Exercise goal:
In the records below, find the line that contains "Give me the Plotly source for this chart." and the line that contains "import plotly.graph_objects as go". Set down exactly those lines and every line between them, and nothing more.

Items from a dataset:

________________________

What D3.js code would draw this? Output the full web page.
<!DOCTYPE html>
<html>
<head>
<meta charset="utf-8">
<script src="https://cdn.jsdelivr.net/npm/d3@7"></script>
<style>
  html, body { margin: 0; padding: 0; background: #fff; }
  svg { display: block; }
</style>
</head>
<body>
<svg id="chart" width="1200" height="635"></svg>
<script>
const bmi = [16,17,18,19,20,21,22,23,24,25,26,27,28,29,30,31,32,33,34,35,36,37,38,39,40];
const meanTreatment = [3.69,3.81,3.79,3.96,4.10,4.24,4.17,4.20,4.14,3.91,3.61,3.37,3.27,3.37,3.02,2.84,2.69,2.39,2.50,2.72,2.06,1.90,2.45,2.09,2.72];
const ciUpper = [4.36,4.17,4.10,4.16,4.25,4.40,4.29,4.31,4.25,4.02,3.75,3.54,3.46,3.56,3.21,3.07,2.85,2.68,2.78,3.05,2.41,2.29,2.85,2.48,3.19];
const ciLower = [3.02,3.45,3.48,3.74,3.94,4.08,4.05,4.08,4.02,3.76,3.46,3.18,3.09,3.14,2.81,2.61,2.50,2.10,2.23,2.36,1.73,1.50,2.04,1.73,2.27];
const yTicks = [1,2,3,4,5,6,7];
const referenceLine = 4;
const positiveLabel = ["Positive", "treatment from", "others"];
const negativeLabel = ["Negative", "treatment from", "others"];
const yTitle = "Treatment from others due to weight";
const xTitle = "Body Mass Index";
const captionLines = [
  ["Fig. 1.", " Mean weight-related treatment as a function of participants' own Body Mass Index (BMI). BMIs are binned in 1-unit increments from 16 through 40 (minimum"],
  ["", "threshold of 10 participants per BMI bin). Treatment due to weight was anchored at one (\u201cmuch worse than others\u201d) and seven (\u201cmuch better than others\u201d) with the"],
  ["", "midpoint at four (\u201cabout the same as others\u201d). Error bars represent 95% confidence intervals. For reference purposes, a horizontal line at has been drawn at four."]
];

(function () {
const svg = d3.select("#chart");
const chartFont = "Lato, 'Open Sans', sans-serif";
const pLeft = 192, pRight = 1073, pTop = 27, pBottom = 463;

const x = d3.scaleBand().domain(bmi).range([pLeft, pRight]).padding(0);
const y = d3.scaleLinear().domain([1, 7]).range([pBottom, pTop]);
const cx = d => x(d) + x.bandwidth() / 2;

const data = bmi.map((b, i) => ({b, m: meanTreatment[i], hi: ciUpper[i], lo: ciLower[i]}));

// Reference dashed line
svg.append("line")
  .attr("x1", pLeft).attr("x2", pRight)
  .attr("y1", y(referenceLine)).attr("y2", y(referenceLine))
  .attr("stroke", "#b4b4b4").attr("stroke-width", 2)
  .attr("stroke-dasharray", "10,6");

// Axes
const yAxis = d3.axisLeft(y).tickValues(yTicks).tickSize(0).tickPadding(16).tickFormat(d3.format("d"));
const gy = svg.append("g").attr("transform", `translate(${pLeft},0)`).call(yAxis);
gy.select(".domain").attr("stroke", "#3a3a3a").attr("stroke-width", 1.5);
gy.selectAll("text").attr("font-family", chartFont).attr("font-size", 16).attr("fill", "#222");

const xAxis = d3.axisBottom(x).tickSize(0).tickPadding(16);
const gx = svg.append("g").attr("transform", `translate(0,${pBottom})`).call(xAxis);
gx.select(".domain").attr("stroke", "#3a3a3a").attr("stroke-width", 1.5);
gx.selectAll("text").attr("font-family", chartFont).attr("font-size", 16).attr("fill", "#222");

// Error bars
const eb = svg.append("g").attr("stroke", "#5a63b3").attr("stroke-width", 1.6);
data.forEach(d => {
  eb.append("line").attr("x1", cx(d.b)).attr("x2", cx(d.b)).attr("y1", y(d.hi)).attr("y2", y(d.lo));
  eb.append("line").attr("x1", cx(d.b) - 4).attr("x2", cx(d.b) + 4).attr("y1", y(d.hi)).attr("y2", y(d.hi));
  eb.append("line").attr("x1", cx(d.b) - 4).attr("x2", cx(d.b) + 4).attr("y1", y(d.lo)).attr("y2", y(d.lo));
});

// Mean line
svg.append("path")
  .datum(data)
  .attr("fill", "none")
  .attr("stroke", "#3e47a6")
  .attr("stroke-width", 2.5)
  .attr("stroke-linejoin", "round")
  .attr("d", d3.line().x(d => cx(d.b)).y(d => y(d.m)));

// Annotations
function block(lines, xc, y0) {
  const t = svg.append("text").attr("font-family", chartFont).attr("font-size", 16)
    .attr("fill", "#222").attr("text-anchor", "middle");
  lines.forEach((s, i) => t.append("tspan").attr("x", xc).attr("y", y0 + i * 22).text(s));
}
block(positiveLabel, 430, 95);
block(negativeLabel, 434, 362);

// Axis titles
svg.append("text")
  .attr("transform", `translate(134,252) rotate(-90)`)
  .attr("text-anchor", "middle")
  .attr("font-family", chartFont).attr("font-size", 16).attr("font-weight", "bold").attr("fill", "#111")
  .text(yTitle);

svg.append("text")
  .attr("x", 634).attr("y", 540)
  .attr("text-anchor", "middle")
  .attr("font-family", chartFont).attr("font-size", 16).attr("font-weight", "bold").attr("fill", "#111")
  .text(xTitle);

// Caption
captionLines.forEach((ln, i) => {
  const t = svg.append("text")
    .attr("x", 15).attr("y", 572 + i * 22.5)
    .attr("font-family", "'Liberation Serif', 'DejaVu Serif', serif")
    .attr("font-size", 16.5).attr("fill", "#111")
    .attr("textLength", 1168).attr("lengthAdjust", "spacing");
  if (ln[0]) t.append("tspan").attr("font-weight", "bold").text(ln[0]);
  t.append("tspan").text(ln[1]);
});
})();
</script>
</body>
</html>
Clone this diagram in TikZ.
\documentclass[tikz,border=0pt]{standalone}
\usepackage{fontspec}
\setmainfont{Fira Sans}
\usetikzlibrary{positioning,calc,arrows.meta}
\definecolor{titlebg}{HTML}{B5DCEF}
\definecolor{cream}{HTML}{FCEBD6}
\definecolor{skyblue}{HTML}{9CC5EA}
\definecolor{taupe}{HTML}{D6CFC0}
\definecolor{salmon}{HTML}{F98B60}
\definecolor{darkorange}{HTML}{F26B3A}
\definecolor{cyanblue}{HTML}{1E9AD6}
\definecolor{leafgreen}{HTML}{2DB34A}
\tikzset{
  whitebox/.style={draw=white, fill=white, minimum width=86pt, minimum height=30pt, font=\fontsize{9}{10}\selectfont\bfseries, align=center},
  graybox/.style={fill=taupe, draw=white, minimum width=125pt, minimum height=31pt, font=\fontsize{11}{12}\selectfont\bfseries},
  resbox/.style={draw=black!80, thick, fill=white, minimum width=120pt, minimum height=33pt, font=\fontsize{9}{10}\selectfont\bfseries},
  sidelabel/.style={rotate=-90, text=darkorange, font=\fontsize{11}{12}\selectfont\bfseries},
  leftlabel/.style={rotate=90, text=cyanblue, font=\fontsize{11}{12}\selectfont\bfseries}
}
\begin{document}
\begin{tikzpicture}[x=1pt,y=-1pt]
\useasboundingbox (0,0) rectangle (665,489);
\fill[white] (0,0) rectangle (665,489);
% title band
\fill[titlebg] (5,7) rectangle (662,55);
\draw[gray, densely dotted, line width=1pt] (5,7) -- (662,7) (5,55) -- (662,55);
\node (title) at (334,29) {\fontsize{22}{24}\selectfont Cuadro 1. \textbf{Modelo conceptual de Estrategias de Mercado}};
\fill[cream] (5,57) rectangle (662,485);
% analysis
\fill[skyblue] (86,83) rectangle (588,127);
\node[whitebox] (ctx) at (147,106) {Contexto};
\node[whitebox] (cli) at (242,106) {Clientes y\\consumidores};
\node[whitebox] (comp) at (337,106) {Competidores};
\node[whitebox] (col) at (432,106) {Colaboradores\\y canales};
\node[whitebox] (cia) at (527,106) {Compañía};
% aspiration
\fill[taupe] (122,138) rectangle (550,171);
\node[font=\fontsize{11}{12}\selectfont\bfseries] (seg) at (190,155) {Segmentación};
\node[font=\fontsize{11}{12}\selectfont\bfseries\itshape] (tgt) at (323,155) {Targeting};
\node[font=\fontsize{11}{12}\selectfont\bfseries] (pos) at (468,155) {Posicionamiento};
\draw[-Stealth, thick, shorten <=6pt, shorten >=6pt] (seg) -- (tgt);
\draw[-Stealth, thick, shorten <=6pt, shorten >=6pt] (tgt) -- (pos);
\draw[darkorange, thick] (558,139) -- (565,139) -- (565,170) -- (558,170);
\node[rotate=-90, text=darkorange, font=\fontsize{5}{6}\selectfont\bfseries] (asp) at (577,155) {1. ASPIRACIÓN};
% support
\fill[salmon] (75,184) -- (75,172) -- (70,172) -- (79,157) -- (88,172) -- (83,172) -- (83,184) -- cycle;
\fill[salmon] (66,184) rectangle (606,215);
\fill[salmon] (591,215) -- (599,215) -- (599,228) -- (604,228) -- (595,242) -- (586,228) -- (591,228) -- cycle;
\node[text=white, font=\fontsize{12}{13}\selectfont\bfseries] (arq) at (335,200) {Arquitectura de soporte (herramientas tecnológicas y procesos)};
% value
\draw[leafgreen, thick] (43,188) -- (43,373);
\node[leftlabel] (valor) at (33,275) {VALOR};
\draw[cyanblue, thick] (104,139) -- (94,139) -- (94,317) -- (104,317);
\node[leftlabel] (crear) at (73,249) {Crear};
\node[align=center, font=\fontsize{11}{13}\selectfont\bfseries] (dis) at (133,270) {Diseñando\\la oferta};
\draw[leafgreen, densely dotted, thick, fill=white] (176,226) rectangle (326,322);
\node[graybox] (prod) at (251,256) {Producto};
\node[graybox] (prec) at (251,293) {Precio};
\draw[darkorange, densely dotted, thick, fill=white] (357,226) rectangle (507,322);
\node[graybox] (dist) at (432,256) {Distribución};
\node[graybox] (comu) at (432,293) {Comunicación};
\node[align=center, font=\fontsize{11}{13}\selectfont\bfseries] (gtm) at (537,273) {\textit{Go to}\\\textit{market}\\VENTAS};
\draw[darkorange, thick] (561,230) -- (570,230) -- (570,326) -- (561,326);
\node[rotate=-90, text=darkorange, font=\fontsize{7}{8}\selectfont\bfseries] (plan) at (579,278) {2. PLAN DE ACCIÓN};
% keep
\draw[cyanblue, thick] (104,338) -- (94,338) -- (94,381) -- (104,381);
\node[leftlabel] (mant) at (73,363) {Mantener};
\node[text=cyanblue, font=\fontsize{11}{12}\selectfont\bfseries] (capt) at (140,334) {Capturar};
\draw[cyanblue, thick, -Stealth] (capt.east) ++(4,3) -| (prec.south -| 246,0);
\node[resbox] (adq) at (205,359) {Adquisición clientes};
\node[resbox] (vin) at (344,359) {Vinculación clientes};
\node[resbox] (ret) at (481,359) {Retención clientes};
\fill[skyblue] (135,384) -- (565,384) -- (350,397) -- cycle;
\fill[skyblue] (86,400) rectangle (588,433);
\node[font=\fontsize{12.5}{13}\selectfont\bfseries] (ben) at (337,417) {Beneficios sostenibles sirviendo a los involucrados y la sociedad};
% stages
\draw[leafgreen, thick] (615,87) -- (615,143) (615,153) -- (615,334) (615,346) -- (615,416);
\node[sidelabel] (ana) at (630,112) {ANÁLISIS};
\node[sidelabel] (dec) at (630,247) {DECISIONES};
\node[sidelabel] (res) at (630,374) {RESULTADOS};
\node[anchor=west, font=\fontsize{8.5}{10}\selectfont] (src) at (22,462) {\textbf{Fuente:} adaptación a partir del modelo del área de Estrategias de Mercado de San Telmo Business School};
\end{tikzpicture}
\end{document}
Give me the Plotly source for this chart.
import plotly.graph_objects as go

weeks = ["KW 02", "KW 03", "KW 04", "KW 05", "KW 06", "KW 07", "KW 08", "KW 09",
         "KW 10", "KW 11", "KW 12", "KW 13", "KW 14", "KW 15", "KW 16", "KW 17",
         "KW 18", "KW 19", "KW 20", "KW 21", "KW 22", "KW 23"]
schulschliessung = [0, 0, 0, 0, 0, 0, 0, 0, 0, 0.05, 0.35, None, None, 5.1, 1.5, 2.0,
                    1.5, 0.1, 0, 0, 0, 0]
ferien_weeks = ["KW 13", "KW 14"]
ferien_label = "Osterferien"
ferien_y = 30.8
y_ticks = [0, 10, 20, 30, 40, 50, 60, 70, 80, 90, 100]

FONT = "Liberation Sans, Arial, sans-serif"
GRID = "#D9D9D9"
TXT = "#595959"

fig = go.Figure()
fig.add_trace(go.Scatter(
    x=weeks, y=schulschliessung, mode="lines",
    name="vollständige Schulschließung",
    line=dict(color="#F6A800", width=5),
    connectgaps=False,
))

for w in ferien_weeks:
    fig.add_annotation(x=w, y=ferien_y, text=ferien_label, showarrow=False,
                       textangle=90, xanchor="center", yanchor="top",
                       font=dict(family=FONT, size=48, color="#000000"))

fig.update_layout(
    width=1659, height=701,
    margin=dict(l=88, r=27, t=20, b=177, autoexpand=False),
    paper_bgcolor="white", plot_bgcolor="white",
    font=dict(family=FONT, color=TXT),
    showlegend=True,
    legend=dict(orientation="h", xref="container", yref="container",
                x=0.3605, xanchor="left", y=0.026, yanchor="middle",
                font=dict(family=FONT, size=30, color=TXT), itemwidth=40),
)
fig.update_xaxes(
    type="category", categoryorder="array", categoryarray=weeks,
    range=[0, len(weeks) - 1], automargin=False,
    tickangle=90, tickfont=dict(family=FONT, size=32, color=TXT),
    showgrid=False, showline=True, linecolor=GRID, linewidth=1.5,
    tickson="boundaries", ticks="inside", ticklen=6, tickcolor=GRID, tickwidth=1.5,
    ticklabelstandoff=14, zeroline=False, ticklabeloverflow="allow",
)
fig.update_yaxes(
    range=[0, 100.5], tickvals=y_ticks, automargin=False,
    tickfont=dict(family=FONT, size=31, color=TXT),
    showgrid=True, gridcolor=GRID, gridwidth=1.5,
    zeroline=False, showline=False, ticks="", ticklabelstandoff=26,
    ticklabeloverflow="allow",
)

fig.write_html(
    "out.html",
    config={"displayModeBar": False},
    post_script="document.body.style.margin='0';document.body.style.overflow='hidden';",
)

________________________

Full answer:
Give me the Plotly source for this chart.
import plotly.graph_objects as go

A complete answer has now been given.